Marco Aurélio de Mello chegou a negar-lhe a mão.
Eros Grau deixou de cumprimentá-lo por bom tempo. Voltaram à cordialidade há pouco, graças aos bons ofícios do ministro Carlos Brito.
Um terceiro, Gilmar Mendes, mantém com Barbosa relações monossilábicas.

EREMILDO VAI À CNI
Eremildo é um idiota e quer entrar numa reforma proposta por empresários. Qualquer uma.
Entusiasmou-se ao ouvir o doutor Armando Monteiro Neto, presidente da Confederação Nacional da Indústria, afirmar o seguinte:
"Ligar a ignição do crescimento exige atacar frontalmente a questão fiscal. Esse não é um problema que admite soluções simplistas. Reconhecer sua complexidade é o primeiro passo para acertar".
Como o idiota acha que toda platitude tem um fundo de verdade, foi buscar luzes na CNI.

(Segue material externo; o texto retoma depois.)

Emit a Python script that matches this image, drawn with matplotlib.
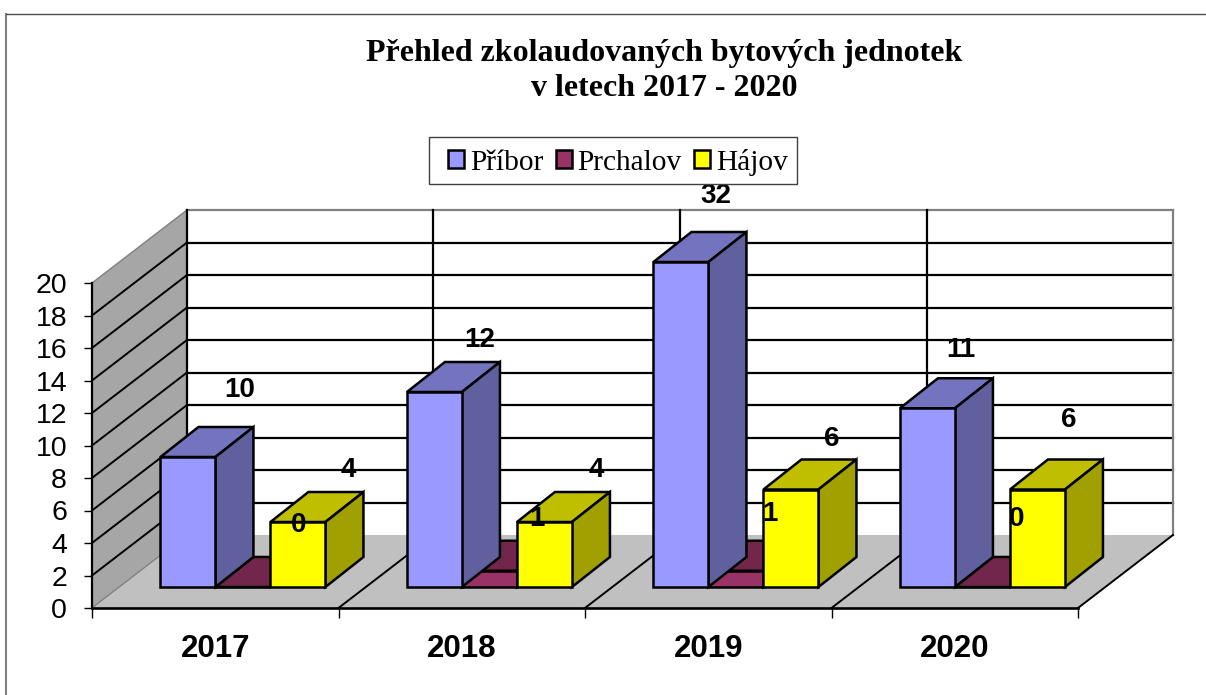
import numpy as np
import matplotlib
matplotlib.use('Agg')
import matplotlib.pyplot as plt
from matplotlib.patches import Polygon, Patch, Rectangle
from matplotlib.lines import Line2D

## data
years = ['2017', '2018', '2019', '2020']
series_names = ['Příbor', 'Prchalov', 'Hájov']
# bar heights as they stand on the axis (cut off at 20)
pribor = [8, 12, 20, 11]
prchalov = [0, 1, 1, 0]
hajov = [4, 4, 6, 6]
# numbers printed above the bars
pribor_labels = ['10', '12', '32', '11']
prchalov_labels = ['0', '1', '1', '0']
hajov_labels = ['4', '4', '6', '6']
y_ticks = list(range(0, 21, 2))

## label offsets from the top of the bar, in pixels
pribor_off = [(52, 67), (45, 52), (35, 66), (33, 58)]
prchalov_off = [(56, 62), (47, 52), (34, 57), (34, 68)]
hajov_off = [(50, 52), (52, 52), (41, 51), (31, 70)]

## colours: front, top, side
c_pribor = ('#9999FF', '#7373BF', '#60609F')
c_prchalov = ('#993366', '#73264C', '#602040')
c_hajov = ('#FFFF00', '#BFBF00', '#A0A000')

W, H = 1206, 695
fig = plt.figure(figsize=(W / 100, H / 100), dpi=100)
ax = fig.add_axes([92 / W, (H - 608) / H, 986 / W, 325 / H])
ax.set_xlim(0, 4)
ax.set_ylim(0, 20)
ax.patch.set_alpha(0)

# one pixel in data units
px = 4 / 986
py = 20 / 325
floor_dx, floor_dy = 95 * px, 73 * py
bar_dx, bar_dy = 38 * px, 30 * py
base_dx, base_dy = 27.7 * px, 21 * py
bar_w = 55 * px

## walls and floor
ax.add_patch(Polygon([(0, 0), (floor_dx, floor_dy), (floor_dx, 20 + floor_dy), (0, 20)],
                     fc='#A6A6A6', ec='#808080', lw=1, clip_on=False, zorder=1))
ax.add_patch(Polygon([(0, 0), (4, 0), (4 + floor_dx, floor_dy), (floor_dx, floor_dy)],
                     fc='#C0C0C0', ec='none', clip_on=False, zorder=1))

for v in y_ticks[1:]:
    col = '#808080' if v == 20 else 'black'
    ax.plot([floor_dx, 4 + floor_dx], [v + floor_dy, v + floor_dy], color=col, lw=1.6,
            clip_on=False, zorder=2)
    if v < 20:
        ax.plot([0, floor_dx], [v, v + floor_dy], color='black', lw=1.4, clip_on=False, zorder=2)
for k in range(5):
    col = '#808080' if k == 4 else 'black'
    ax.plot([k + floor_dx, k + floor_dx], [floor_dy, 20 + floor_dy], color=col, lw=1.6,
            clip_on=False, zorder=2)
    if k > 0:
        ax.plot([k, k + floor_dx], [0, floor_dy], color='black', lw=1.4, clip_on=False, zorder=2)
ax.plot([0, floor_dx], [0, floor_dy], color='#808080', lw=0.8, clip_on=False, zorder=2)


def draw_bars(values, offset, colors, z):
    x = np.arange(4) + 0.5 + base_dx + offset * bar_w
    ax.bar(x, values, width=bar_w, bottom=base_dy, color=colors[0], edgecolor='black',
           linewidth=1.8, clip_on=False, zorder=z + 1)
    for xi, v in zip(x, values):
        l, r = xi - bar_w / 2, xi + bar_w / 2
        t = base_dy + v
        ax.add_patch(Polygon([(l, t), (r, t), (r + bar_dx, t + bar_dy), (l + bar_dx, t + bar_dy)],
                             fc=colors[1], ec='black', lw=1.8, clip_on=False, zorder=z))
        if v > 0:
            ax.add_patch(Polygon([(r, base_dy), (r + bar_dx, base_dy + bar_dy),
                                  (r + bar_dx, t + bar_dy), (r, t)],
                                 fc=colors[2], ec='black', lw=1.8, clip_on=False, zorder=z))
    return x


x_prchalov = draw_bars(prchalov, 0, c_prchalov, 3)
x_pribor = draw_bars(pribor, -1, c_pribor, 5)
x_hajov = draw_bars(hajov, 1, c_hajov, 5)

## numbers over the bars
for xs, vals, labs, offs in [(x_pribor, pribor, pribor_labels, pribor_off),
                             (x_prchalov, prchalov, prchalov_labels, prchalov_off),
                             (x_hajov, hajov, hajov_labels, hajov_off)]:
    for xi, v, lab, off in zip(xs, vals, labs, offs):
        ax.annotate(lab, (xi, base_dy + v), xytext=off, textcoords='offset pixels',
                    ha='center', va='center', family='Liberation Sans', weight='bold',
                    fontsize=20, color='black', annotation_clip=False, zorder=10)

## axes
for s in ['top', 'right']:
    ax.spines[s].set_visible(False)
ax.spines['left'].set_linewidth(1.6)
ax.spines['bottom'].set_linewidth(1.9)
ax.spines['left'].set_zorder(4)
ax.spines['bottom'].set_zorder(4)
ax.set_yticks(y_ticks)
ax.set_yticklabels([str(v) for v in y_ticks], family='Liberation Sans', fontsize=20.5)
ax.tick_params(axis='y', length=6, width=1, pad=12)
ax.set_xticks(range(5))
ax.set_xticklabels([])
ax.tick_params(axis='x', which='major', length=7, width=1)
ax.set_xticks(np.arange(4) + 0.5, minor=True)
ax.set_xticklabels(years, minor=True, family='Liberation Sans', weight='bold', fontsize=22.5)
ax.tick_params(axis='x', which='minor', length=0, pad=19)

## title
fig.text(664.5 / W, 1 - 53 / H, 'Přehled zkolaudovaných bytových jednotek', family='Liberation Serif',
         weight='bold', fontsize=23, ha='center', va='center')
fig.text(664.5 / W, 1 - 89 / H, 'v letech 2017 - 2020', family='Liberation Serif',
         weight='bold', fontsize=23, ha='center', va='center')

## legend: box drawn apart because the entries sit off centre in it
fig.add_artist(Rectangle((429 / W, 1 - 184 / H), 368 / W, 47 / H, transform=fig.transFigure,
                         fc='white', ec='#404040', lw=1))
handles = [Patch(fc=c[0], ec='black', lw=1.8) for c in (c_pribor, c_prchalov, c_hajov)]
leg = fig.legend(handles, series_names, ncol=3, loc='center', bbox_to_anchor=(618 / W, 1 - 162 / H),
                 prop={'family': 'Liberation Serif', 'size': 21.2}, frameon=False,
                 handlelength=0.55, handleheight=0.55, handletextpad=0.2,
                 columnspacing=0.42, borderpad=0, borderaxespad=0)

## outer frame of the chart
fig.add_artist(Line2D([6 / W, 6 / W], [0, 1 - 14 / H], color='#808080', lw=1.5))
fig.add_artist(Line2D([6 / W, 1], [1 - 14 / H, 1 - 14 / H], color='#505050', lw=1))

fig.savefig('out.png', dpi=100)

Achou uma reivindicação: os doutores querem ampliar o tempo de recolhimento dos impostos que devem à Viúva. Atualmente ele é de 30 dias, na média. Parece que querem 45.
Eremildo vai procurar o doutor Armando para pedir que batalhe pela extensão desse benefício aos impostos que paga. São todos retidos na boca do caixa, tanto do salário que recebe como da cachaça que bebe.